_Data segment_:
* * * * * * *

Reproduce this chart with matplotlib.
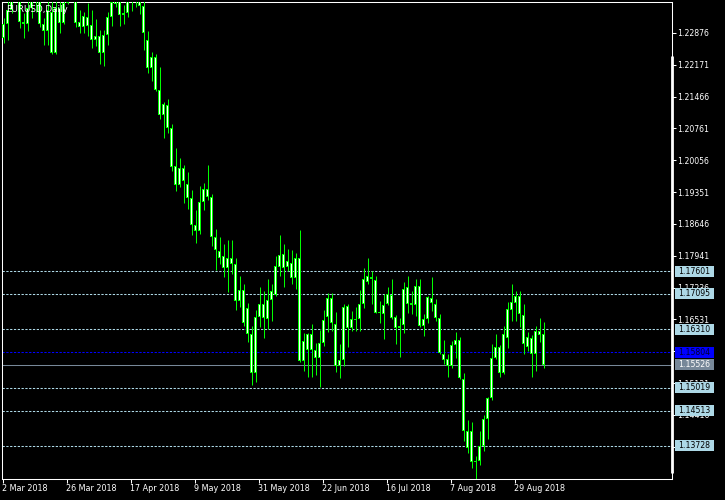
import numpy as np
import pandas as pd
import matplotlib
matplotlib.use("Agg")
import matplotlib.pyplot as plt
from matplotlib.patches import Rectangle
import matplotlib.transforms as mtrans

# ---------------- data (EURUSD daily) ----------------
dates = pd.bdate_range("2018-03-02", "2018-09-07")

opens = [1.2276, 1.2308, 1.2338, 1.2405, 1.2410, 1.2313, 1.2307, 1.2343, 1.2390, 1.2370,
         1.2307, 1.2291, 1.2335, 1.2244, 1.2343, 1.2309, 1.2355, 1.2445, 1.2400, 1.2313,
         1.2301, 1.2322, 1.2305, 1.2272, 1.2281, 1.2243, 1.2283, 1.2322, 1.2352, 1.2370,
         1.2328, 1.2333, 1.2380, 1.2373, 1.2374, 1.2348, 1.2272, 1.2209, 1.2234, 1.2162,
         1.2105, 1.2128, 1.2078, 1.1992, 1.1950, 1.1989, 1.1952, 1.1922, 1.1863, 1.1850,
         1.1913, 1.1942, 1.1925, 1.1836, 1.1805, 1.1794, 1.1768, 1.1790, 1.1776, 1.1693,
         1.1718, 1.1679, 1.1620, 1.1535, 1.1659, 1.1687, 1.1653, 1.1696, 1.1708, 1.1770,
         1.1798, 1.1770, 1.1779, 1.1745, 1.1789, 1.1561, 1.1585, 1.1620, 1.1585, 1.1567,
         1.1600, 1.1659, 1.1700, 1.1642, 1.1550, 1.1564, 1.1682, 1.1635, 1.1654, 1.1654,
         1.1687, 1.1735, 1.1748, 1.1740, 1.1668, 1.1666, 1.1687, 1.1707, 1.1659, 1.1635,
         1.1640, 1.1725, 1.1690, 1.1684, 1.1727, 1.1639, 1.1654, 1.1700, 1.1687, 1.1656,
         1.1577, 1.1565, 1.1550, 1.1596, 1.1608, 1.1522, 1.1368, 1.1405, 1.1337, 1.1340,
         1.1372, 1.1433, 1.1478, 1.1567, 1.1592, 1.1535, 1.1613, 1.1674, 1.1690, 1.1705,
         1.1662, 1.1591, 1.1613, 1.1576, 1.1627, 1.1621]
highs = [1.2321, 1.2365, 1.2420, 1.2446, 1.2447, 1.2331, 1.2360, 1.2410, 1.2413, 1.2380,
         1.2320, 1.2360, 1.2360, 1.2370, 1.2388, 1.2370, 1.2476, 1.2476, 1.2405, 1.2339,
         1.2335, 1.2355, 1.2339, 1.2318, 1.2294, 1.2294, 1.2334, 1.2370, 1.2414, 1.2380,
         1.2350, 1.2396, 1.2396, 1.2414, 1.2396, 1.2358, 1.2292, 1.2246, 1.2241, 1.2213,
         1.2135, 1.2141, 1.2085, 1.2033, 1.2010, 1.1996, 1.1979, 1.1939, 1.1896, 1.1948,
         1.1955, 1.1996, 1.1930, 1.1854, 1.1836, 1.1820, 1.1829, 1.1830, 1.1789, 1.1750,
         1.1731, 1.1690, 1.1639, 1.1674, 1.1724, 1.1716, 1.1742, 1.1731, 1.1794, 1.1839,
         1.1820, 1.1809, 1.1807, 1.1801, 1.1851, 1.1624, 1.1624, 1.1642, 1.1601, 1.1630,
         1.1674, 1.1711, 1.1711, 1.1670, 1.1598, 1.1688, 1.1688, 1.1672, 1.1681, 1.1719,
         1.1767, 1.1790, 1.1761, 1.1750, 1.1694, 1.1709, 1.1725, 1.1743, 1.1663, 1.1657,
         1.1737, 1.1750, 1.1716, 1.1742, 1.1742, 1.1665, 1.1705, 1.1746, 1.1699, 1.1666,
         1.1608, 1.1576, 1.1605, 1.1625, 1.1614, 1.1535, 1.1430, 1.1425, 1.1350, 1.1405,
         1.1441, 1.1481, 1.1598, 1.1621, 1.1596, 1.1639, 1.1692, 1.1732, 1.1716, 1.1716,
         1.1688, 1.1625, 1.1618, 1.1639, 1.1657, 1.1648]
lows = [1.2266, 1.2271, 1.2332, 1.2380, 1.2298, 1.2276, 1.2293, 1.2321, 1.2335, 1.2301,
        1.2261, 1.2261, 1.2241, 1.2241, 1.2287, 1.2307, 1.2352, 1.2390, 1.2301, 1.2287,
        1.2288, 1.2281, 1.2255, 1.2259, 1.2220, 1.2215, 1.2261, 1.2304, 1.2345, 1.2302,
        1.2308, 1.2324, 1.2337, 1.2345, 1.2330, 1.2251, 1.2199, 1.2182, 1.2160, 1.2098,
        1.2056, 1.2065, 1.1982, 1.1937, 1.1946, 1.1910, 1.1898, 1.1839, 1.1822, 1.1842,
        1.1895, 1.1917, 1.1816, 1.1763, 1.1776, 1.1748, 1.1714, 1.1754, 1.1675, 1.1680,
        1.1639, 1.1604, 1.1508, 1.1515, 1.1636, 1.1613, 1.1631, 1.1650, 1.1705, 1.1750,
        1.1724, 1.1761, 1.1731, 1.1720, 1.1559, 1.1539, 1.1525, 1.1525, 1.1531, 1.1503,
        1.1594, 1.1626, 1.1628, 1.1537, 1.1524, 1.1550, 1.1591, 1.1627, 1.1627, 1.1627,
        1.1678, 1.1731, 1.1688, 1.1667, 1.1646, 1.1610, 1.1685, 1.1654, 1.1599, 1.1570,
        1.1624, 1.1668, 1.1665, 1.1661, 1.1636, 1.1617, 1.1646, 1.1672, 1.1650, 1.1576,
        1.1554, 1.1525, 1.1545, 1.1568, 1.1521, 1.1383, 1.1357, 1.1324, 1.1299, 1.1330,
        1.1361, 1.1388, 1.1475, 1.1565, 1.1525, 1.1532, 1.1590, 1.1650, 1.1650, 1.1636,
        1.1577, 1.1583, 1.1525, 1.1539, 1.1602, 1.1546]
closes = [1.2308, 1.2338, 1.2405, 1.2410, 1.2313, 1.2307, 1.2343, 1.2390, 1.2370, 1.2307,
          1.2291, 1.2339, 1.2244, 1.2343, 1.2309, 1.2355, 1.2445, 1.2400, 1.2310, 1.2301,
          1.2325, 1.2303, 1.2272, 1.2281, 1.2243, 1.2283, 1.2322, 1.2356, 1.2370, 1.2328,
          1.2333, 1.2380, 1.2373, 1.2374, 1.2348, 1.2288, 1.2209, 1.2234, 1.2162, 1.2105,
          1.2131, 1.2078, 1.1990, 1.1951, 1.1989, 1.1959, 1.1922, 1.1862, 1.1848, 1.1913,
          1.1942, 1.1925, 1.1835, 1.1807, 1.1790, 1.1768, 1.1790, 1.1776, 1.1693, 1.1718,
          1.1646, 1.1621, 1.1535, 1.1659, 1.1688, 1.1657, 1.1696, 1.1715, 1.1771, 1.1796,
          1.1767, 1.1783, 1.1745, 1.1789, 1.1562, 1.1605, 1.1620, 1.1585, 1.1567, 1.1600,
          1.1651, 1.1700, 1.1645, 1.1550, 1.1564, 1.1681, 1.1635, 1.1654, 1.1652, 1.1687,
          1.1742, 1.1750, 1.1742, 1.1668, 1.1670, 1.1685, 1.1709, 1.1657, 1.1635, 1.1639,
          1.1720, 1.1688, 1.1684, 1.1727, 1.1639, 1.1654, 1.1703, 1.1689, 1.1657, 1.1579,
          1.1564, 1.1550, 1.1596, 1.1608, 1.1523, 1.1407, 1.1405, 1.1337, 1.1340, 1.1372,
          1.1433, 1.1478, 1.1567, 1.1593, 1.1535, 1.1621, 1.1676, 1.1692, 1.1705, 1.1666,
          1.1599, 1.1615, 1.1576, 1.1627, 1.1618, 1.1553]

x_tick_labels = ["2 Mar 2018", "26 Mar 2018", "17 Apr 2018", "9 May 2018", "31 May 2018",
                 "22 Jun 2018", "16 Jul 2018", "7 Aug 2018", "29 Aug 2018"]
y_tick_labels = ["1.22876", "1.22171", "1.21466", "1.20761", "1.20056", "1.19351", "1.18646",
                 "1.17941", "1.17236", "1.16531", "1.15826", "1.15121", "1.14416", "1.13711"]
level_prices = [1.17601, 1.17095, 1.16310, 1.15019, 1.14513, 1.13728]
level_labels = ["1.17601", "1.17095", "1.16310", "1.15019", "1.14513", "1.13728"]
ask_price, ask_label = 1.15804, "1.15804"
bid_price, bid_label = 1.15526, "1.15526"

# ---------------- figure ----------------
W, H = 725, 500
fig = plt.figure(figsize=(W / 100, H / 100), dpi=100, facecolor="black")
ax_l, ax_r, ax_t, ax_b = 2.0, 672.0, 2.0, 479.0   # pixel box of the plot
ax = fig.add_axes([ax_l / W, (H - ax_b) / H, (ax_r - ax_l) / W, (ax_b - ax_t) / H])
ax.set_facecolor("black")
YMIN, YMAX = 1.129956, 1.235627
ppu = (ax_b - ax_t) / (YMAX - YMIN)   # pixels per price unit
px = 1.0 / ppu                         # one pixel in price units
XMIN = -0.375                          # bar 0 centred on a pixel centre
XMAX = XMIN + (ax_r - ax_l) / 4.0      # 4 pixels per bar

n = len(opens)
xi = np.arange(n)
o = np.array(opens); c = np.array(closes); hi = np.array(highs); lo = np.array(lows)

GREEN = "#00ff00"
# wicks
ax.vlines(xi, lo, hi, color=GREEN, lw=0.72, zorder=3)
# bodies: green block (outline) with white core
bot = np.minimum(o, c)
top = np.maximum(o, c)
hgt = np.maximum(top - bot, px)
ax.bar(xi, hgt, bottom=bot, width=0.75, color=GREEN, linewidth=0, zorder=4)
inner_h = hgt - 2 * px
mask = inner_h > 0.5 * px
ax.bar(xi[mask], inner_h[mask], bottom=bot[mask] + px, width=0.25, color="white",
       linewidth=0, zorder=5)

# limits
ax.set_xlim(XMIN, XMAX)
ax.set_ylim(YMIN, YMAX)

# horizontal levels
for p in level_prices:
    ax.axhline(p, color="#add8e6", lw=0.75, dashes=(2.2, 1.45), zorder=2)
ax.axhline(ask_price, color="#0000ff", lw=0.75, dashes=(2.2, 1.45), zorder=2)
ax.axhline(bid_price, color="#778899", lw=0.75, zorder=2)

# spines
for s in ax.spines.values():
    s.set_color("white")
    s.set_linewidth(0.75)

# x ticks (MT4 puts the tick just left of the bar)
tick_idx = [dates.get_loc(pd.Timestamp(d)) for d in
            ["2018-03-02", "2018-03-26", "2018-04-17", "2018-05-09", "2018-05-31",
             "2018-06-22", "2018-07-16", "2018-08-07", "2018-08-29"]]
ax.set_xticks([t - 0.25 for t in tick_idx])
ax.set_xticklabels(x_tick_labels)
ax.tick_params(axis="x", colors="white", length=2.9, width=0.75, labelsize=5.8, pad=0.8)
for lbl in ax.get_xticklabels():
    lbl.set_horizontalalignment("left")

# y ticks on right
ax.yaxis.tick_right()
ax.set_yticks([float(v) for v in y_tick_labels])
ax.set_yticklabels(y_tick_labels)
ax.tick_params(axis="y", colors="white", length=3.0, width=0.75, labelsize=5.6, pad=0.6)

# price labels (boxes)
tr = mtrans.blended_transform_factory(ax.transAxes, ax.transData)
axw = ax_r - ax_l
box_x0 = (675.0 - ax_l) / axw
box_w = 39.0 / axw
box_h = 11.0 * px
txt_x = (677.8 - ax_l) / axw

def price_box(p, s, face, tcol):
    ax.add_patch(Rectangle((box_x0, p - box_h / 2), box_w, box_h, transform=tr,
                           facecolor=face, edgecolor="none", clip_on=False, zorder=6))
    ax.text(txt_x, p, s, transform=tr, ha="left", va="center", fontsize=5.6,
            color=tcol, clip_on=False, zorder=7)

for p, s in zip(level_prices, level_labels):
    price_box(p, s, "#add8e6", "black")
price_box(ask_price, ask_label, "#0000ff", "#000030")
price_box(bid_price, bid_label, "#778899", "white")

# thick white bar along the right price scale
y56 = (ax_b - 56.0) / (ax_b - ax_t)
y473 = (ax_b - 473.0) / (ax_b - ax_t)
ax.plot([1.0005, 1.0005], [y473, y56], transform=ax.transAxes, color="white",
        lw=2.0, solid_capstyle="butt", clip_on=False, zorder=5)

# title
fig.text(6 / W, 1 - 9.5 / H, "EURUSD,Daily", color="white", fontsize=6.3,
         ha="left", va="center")

fig.savefig("out.png", dpi=100, facecolor="black")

* * * * * * *

_Exercise task_: Make an exact copy of the lines from the top of the material through the line with "import matplotlib.transforms as mtrans", pictures excluded.

_Solution to this problem_:
Reproduce this chart with matplotlib.
import numpy as np
import pandas as pd
import matplotlib
matplotlib.use("Agg")
import matplotlib.pyplot as plt
from matplotlib.patches import Rectangle
import matplotlib.transforms as mtrans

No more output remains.